WHAT YOU HAVE TO DO | Show each line that has the string "this" in it.

##############################

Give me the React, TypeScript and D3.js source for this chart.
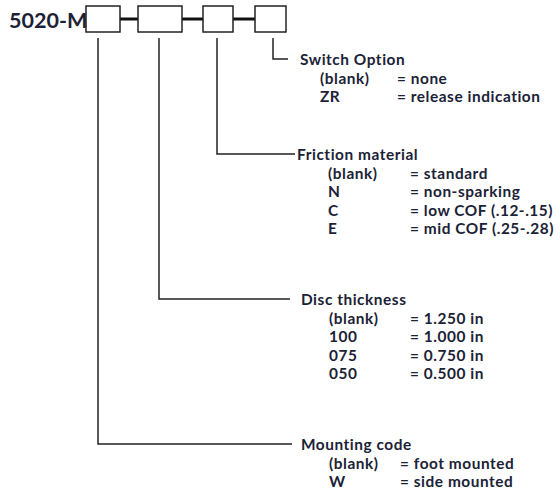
import * as d3 from "d3"

// part number prefix and the option groups, ordered by box (left to right)
const PREFIX = "5020-M"
const GROUPS = ["Mounting code", "Disc thickness", "Friction material", "Switch Option"]
const CODES = [
  ["(blank)", "W"],
  ["(blank)", "100", "075", "050"],
  ["(blank)", "N", "C", "E"],
  ["(blank)", "ZR"],
]
const DESCRIPTIONS = [
  ["= foot mounted", "= side mounted"],
  ["= 1.250 in", "= 1.000 in", "= 0.750 in", "= 0.500 in"],
  ["= standard", "= non-sparking", "= low COF (.12-.15)", "= mid COF (.25-.28)"],
  ["= none", "= release indication"],
]

// layout per box
const BOX_X = [86, 138, 203, 255]
const BOX_W = [34, 44, 30, 31]
const BRANCH_X = [98, 159, 217, 273]
const HEADER_Y = [450, 305, 160, 65]
const LINE_END = [292, 290, 295, 288]
const HEADER_X = [301, 301, 297, 300]
const CODE_X = [329, 329, 328, 320]
const DESC_X = [400, 410, 410, 397]

const W = 560
const H = 503
const BOX_TOP = 6
const BOX_H = 26
const INK = "#1b2236"
const FONT = "Lato, sans-serif"
const SIZE = 15.4

const row = d3.scaleLinear().domain([0, 1]).range([0, 18.6])

export default function App() {
  const midY = BOX_TOP + BOX_H / 2
  return (
    <svg
      width={W}
      height={H}
      style={{ position: "absolute", left: 0, top: 0, background: "#fff" }}
    >
      <text x={9} y={28} fontFamily={FONT} fontWeight={700} fontSize={21.5} fill={INK}>
        {PREFIX}
      </text>

      {BOX_X.slice(0, -1).map((x, i) => (
        <line
          key={"dash" + i}
          x1={x + BOX_W[i]}
          x2={BOX_X[i + 1]}
          y1={midY}
          y2={midY}
          stroke="#111"
          strokeWidth={3}
        />
      ))}

      {BOX_X.map((x, i) => (
        <rect
          key={"box" + i}
          x={x}
          y={BOX_TOP}
          width={BOX_W[i]}
          height={BOX_H}
          fill="#fff"
          stroke="#222"
          strokeWidth={1.5}
        />
      ))}

      {GROUPS.map((g, i) => {
        const cornerY = HEADER_Y[i] - 6
        const path = d3.path()
        path.moveTo(BRANCH_X[i], 38)
        path.lineTo(BRANCH_X[i], cornerY)
        path.lineTo(LINE_END[i], cornerY)
        return (
          <g
            key={g}
            fontFamily={FONT}
            fontWeight={700}
            fontSize={SIZE}
            letterSpacing={0.55}
            fill={INK}
          >
            <path d={path.toString()} fill="none" stroke="#222" strokeWidth={1.5} />
            <text x={HEADER_X[i]} y={HEADER_Y[i]}>
              {g}
            </text>
            {CODES[i].map((c, j) => (
              <g key={c + j}>
                <text x={CODE_X[i]} y={HEADER_Y[i] + row(j + 1)}>
                  {c}
                </text>
                <text x={DESC_X[i]} y={HEADER_Y[i] + row(j + 1)}>
                  {DESCRIPTIONS[i][j]}
                </text>
              </g>
            ))}
          </g>
        )
      })}
    </svg>
  )
}
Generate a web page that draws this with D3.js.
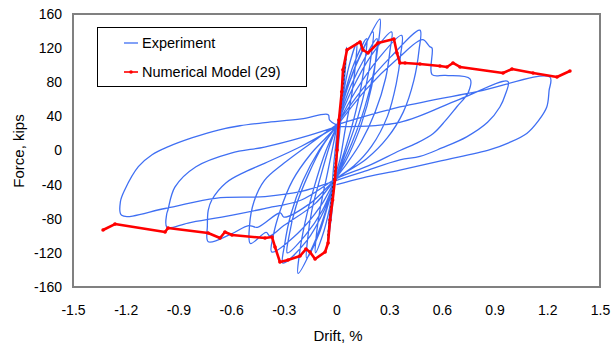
<!DOCTYPE html>
<html>
<head>
<meta charset="utf-8">
<script src="https://cdn.jsdelivr.net/npm/d3@7"></script>
<style>
  body { margin: 0; background: #fff; }
  text { font-family: "Liberation Sans", Arial, sans-serif; fill: #000; }
</style>
</head>
<body>
<svg id="chart" width="614" height="348"></svg>
<script>
// tick labels
const driftTicks = [-1.5, -1.2, -0.9, -0.6, -0.3, 0, 0.3, 0.6, 0.9, 1.2, 1.5];
const forceTicks = [-160, -120, -80, -40, 0, 40, 80, 120, 160];

// numerical model (29) envelope
const modelDrift = [-1.329, -1.261, -0.976, -0.959, -0.731, -0.663, -0.635, -0.595, -0.407, -0.367,
  -0.350, -0.322, -0.276, -0.208, -0.174, -0.151, -0.122, -0.065, -0.048, -0.037, -0.022, -0.009,
  0.003, 0.014, 0.030, 0.037, 0.060, 0.134, 0.151, 0.179, 0.236, 0.327, 0.344, 0.361, 0.390, 0.475,
  0.589, 0.629, 0.663, 0.703, 0.948, 0.999, 1.119, 1.255, 1.329];
const modelForce = [-93.2, -86.2, -95.5, -90.8, -96.7, -102.6, -95.5, -99.1, -102.6, -101.4,
  -113.1, -130.7, -128.4, -123.7, -115.5, -119.0, -127.2, -119.0, -108.4, -81.5, -58.0, -34.6,
  0.6, 35.8, 68.9, 94.6, 118.0, 127.2, 117.8, 114.3, 126.0, 130.7, 114.3, 102.6, 102.6, 101.4,
  99.1, 97.9, 102.6, 97.9, 90.8, 95.5, 90.8, 86.2, 93.2];

// experiment, one array of [drift, force] per cycle
const cycle1 = [[0, 0], [0.02, 45], [0.04, 90], [0.058, 121], [0.052, 100], [0.035, 60], [0.015, 15], [-0.01, -32],
  [-0.025, -70], [-0.04, -95], [-0.05, -110], [-0.045, -90], [-0.03, -55], [-0.015, -15], [0.0, 15]];
const cycle2 = [[0.0, 15], [0.03, 55], [0.07, 98], [0.115, 126], [0.11, 105], [0.09, 70], [0.05, 25], [0.02, -10],
  [-0.01, -32], [-0.04, -68], [-0.08, -100], [-0.12, -120], [-0.115, -100], [-0.09, -65], [-0.05, -25],
  [-0.02, 5], [0.0, 26]];
const cycle3 = [[0.0, 26], [0.04, 62], [0.1, 102], [0.172, 131], [0.165, 110], [0.14, 75], [0.1, 38], [0.05, 2],
  [0.0, -30], [-0.05, -65], [-0.1, -98], [-0.17, -126], [-0.165, -105], [-0.14, -70], [-0.09, -30],
  [-0.04, 5], [0.0, 27]];
const cycle4 = [[0.0, 27], [0.06, 72], [0.13, 110], [0.208, 139], [0.2, 115], [0.17, 78], [0.12, 38], [0.06, 2],
  [0.0, -31], [-0.06, -70], [-0.13, -110], [-0.219, -144], [-0.21, -120], [-0.18, -85], [-0.13, -45],
  [-0.06, 0], [0.0, 27]];
const cycle5 = [[0.0, 27], [0.07, 78], [0.16, 122], [0.247, 154], [0.24, 128], [0.21, 90], [0.16, 50], [0.09, 10],
  [0.0, -32], [-0.07, -70], [-0.17, -106], [-0.305, -132], [-0.295, -110], [-0.26, -75], [-0.19, -35],
  [-0.1, 0], [0.0, 28]];
const cycle6 = [[0.0, 28], [0.08, 75], [0.17, 112], [0.23, 131], [0.225, 110], [0.2, 75], [0.14, 30], [0.07, -5],
  [0.0, -32], [-0.08, -70], [-0.18, -100], [-0.28, -120], [-0.27, -100], [-0.23, -65], [-0.16, -28],
  [-0.08, 5], [0.0, 28]];
const cycle7 = [[0.0, 28], [0.09, 72], [0.2, 112], [0.314, 139], [0.305, 118], [0.28, 85], [0.22, 45], [0.14, 10],
  [0.06, -15], [0.0, -32], [-0.09, -65], [-0.22, -97], [-0.369, -119], [-0.36, -100], [-0.32, -70],
  [-0.25, -35], [-0.15, -5], [-0.06, 15], [0.0, 28]];
const cycle8 = [[0.0, 28], [0.11, 70], [0.24, 108], [0.371, 135], [0.365, 112], [0.34, 78], [0.29, 40], [0.2, 5],
  [0.1, -18], [0.0, -33], [-0.12, -62], [-0.3, -88], [-0.38, -100], [-0.4, -96], [-0.49, -109],
  [-0.495, -88], [-0.47, -60], [-0.41, -35], [-0.3, -15], [-0.15, 8], [0.0, 30]];
const cycle9 = [[0.0, 30], [0.14, 70], [0.31, 110], [0.475, 141], [0.47, 118], [0.44, 82], [0.38, 45], [0.29, 15],
  [0.17, -10], [0.0, -33], [-0.15, -62], [-0.3, -78], [-0.32, -73], [-0.45, -90], [-0.5, -88], [-0.6, -98],
  [-0.73, -107], [-0.735, -88], [-0.73, -70], [-0.71, -58], [-0.63, -38], [-0.52, -25], [-0.41, -15],
  [-0.2, 5], [0.0, 28]];
const cycle10 = [[0.0, 28], [0.17, 72], [0.35, 108], [0.49, 130], [0.53, 122], [0.544, 120], [0.544, 89],
  [0.62, 88], [0.76, 84], [0.75, 68], [0.684, 51], [0.62, 35], [0.551, 20], [0.45, 8], [0.361, 0],
  [0.18, -18], [0.0, -33], [-0.2, -58], [-0.41, -68], [-0.6, -76], [-0.845, -85], [-0.965, -90],
  [-0.967, -75], [-0.96, -70], [-0.92, -43], [-0.8, -19], [-0.6, -3], [-0.41, 4], [-0.2, 15], [0.0, 28]];
const cycle11 = [[0.0, 28], [0.36, 33], [0.7, 60], [0.976, 81], [0.96, 65], [0.93, 51], [0.86, 33], [0.741, 16],
  [0.6, 3], [0.475, -7], [0.361, -11], [0.15, -25], [0.0, -35], [-0.2, -48], [-0.407, -54], [-0.69, -56],
  [-0.976, -68], [-1.223, -76], [-1.23, -60], [-1.205, -46], [-1.128, -19], [-1.05, -5], [-0.957, 4.5],
  [-0.82, 15], [-0.673, 24], [-0.55, 29], [-0.407, 32.6], [-0.2, 37], [-0.047, 42], [-0.04, 36], [0.0, 30]];
const cycle12 = [[0.0, 30], [0.361, 51], [0.8, 69], [1.215, 86], [1.21, 70], [1.197, 51], [1.15, 35], [1.083, 20],
  [0.98, 9], [0.874, 1], [0.6, -12], [0.361, -23], [0.15, -32], [0.0, -40]];

// early elastic trace, mostly hidden under the model line
const elasticTrace = [[-0.05, -100], [-0.03, -60], [0.0, 0], [0.03, 60], [0.06, 120]];

const experiment = [].concat(cycle1, cycle2, cycle3, cycle4, cycle5, cycle6, cycle7, cycle8,
  cycle9, cycle10, cycle11, cycle12);
const model = modelDrift.map((d, i) => [d, modelForce[i]]);

const margin = { top: 14, right: 14, bottom: 61, left: 73 };
const width = 614 - margin.left - margin.right;
const height = 348 - margin.top - margin.bottom;

const svg = d3.select("#chart");
const g = svg.append("g").attr("transform", "translate(" + margin.left + "," + margin.top + ")");

const x = d3.scaleLinear().domain([-1.5, 1.5]).range([0, width]);
const y = d3.scaleLinear().domain([-160, 160]).range([height, 0]);

g.append("clipPath").attr("id", "plot-clip")
  .append("rect").attr("width", width).attr("height", height);

// axes (labels only, border drawn separately)
const xAxis = g.append("g")
  .attr("transform", "translate(0," + height + ")")
  .call(d3.axisBottom(x).tickValues(driftTicks).tickSize(0).tickPadding(18)
    .tickFormat(d => d === 0 ? "0" : d.toFixed(1)));
const yAxis = g.append("g")
  .call(d3.axisLeft(y).tickValues(forceTicks).tickSize(0).tickPadding(11)
    .tickFormat(d => String(d)));
[xAxis, yAxis].forEach(a => {
  a.select(".domain").remove();
  a.selectAll("text").style("font-size", "14px").style("font-family", '"Liberation Sans", Arial, sans-serif');
});

const line = d3.line().x(d => x(d[0])).y(d => y(d[1]));
const smooth = d3.line().curve(d3.curveCatmullRom.alpha(0.5)).x(d => x(d[0])).y(d => y(d[1]));

const plot = g.append("g").attr("clip-path", "url(#plot-clip)");

plot.append("path")
  .datum(experiment)
  .attr("d", smooth)
  .attr("fill", "none")
  .attr("stroke", "#3f6ff3")
  .attr("stroke-width", 1.3)
  .attr("stroke-linejoin", "round");

plot.append("path")
  .datum(elasticTrace)
  .attr("d", line)
  .attr("fill", "none")
  .attr("stroke", "#222")
  .attr("stroke-width", 1)
  .attr("stroke-dasharray", "2,2");

plot.append("path")
  .datum(model)
  .attr("d", line)
  .attr("fill", "none")
  .attr("stroke", "#ff0000")
  .attr("stroke-width", 2.6)
  .attr("stroke-linejoin", "round");

plot.selectAll(".model-pt")
  .data(model)
  .enter()
  .append("circle")
  .attr("cx", d => x(d[0]))
  .attr("cy", d => y(d[1]))
  .attr("r", 1.8)
  .attr("fill", "#ff0000");

// plot border
g.append("rect")
  .attr("width", width)
  .attr("height", height)
  .attr("fill", "none")
  .attr("stroke", "#808080")
  .attr("stroke-width", 2);

// axis titles
svg.append("text")
  .attr("transform", "translate(24,151) rotate(-90)")
  .attr("text-anchor", "middle")
  .style("font-size", "15px")
  .text("Force, kips");
svg.append("text")
  .attr("x", 338)
  .attr("y", 341)
  .attr("text-anchor", "middle")
  .style("font-size", "15px")
  .text("Drift, %");

// legend
const legend = svg.append("g");
legend.append("rect")
  .attr("x", 97.5).attr("y", 27.5)
  .attr("width", 209).attr("height", 59)
  .attr("fill", "#fff")
  .attr("stroke", "#000")
  .attr("stroke-width", 1);
legend.append("line")
  .attr("x1", 124).attr("x2", 138).attr("y1", 43).attr("y2", 43)
  .attr("stroke", "#3f6ff3").attr("stroke-width", 1.3);
legend.append("text").attr("x", 142).attr("y", 48).style("font-size", "14.5px").text("Experiment");
legend.append("line")
  .attr("x1", 124).attr("x2", 138).attr("y1", 72).attr("y2", 72)
  .attr("stroke", "#ff0000").attr("stroke-width", 1.6);
legend.append("circle").attr("cx", 131).attr("cy", 72).attr("r", 1.8).attr("fill", "#ff0000");
legend.append("text").attr("x", 142).attr("y", 77).style("font-size", "14.5px").text("Numerical Model (29)");
</script>
</body>
</html>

##############################

RESPONSE |
Give me the React, TypeScript and D3.js source for this chart.
Generate a web page that draws this with D3.js.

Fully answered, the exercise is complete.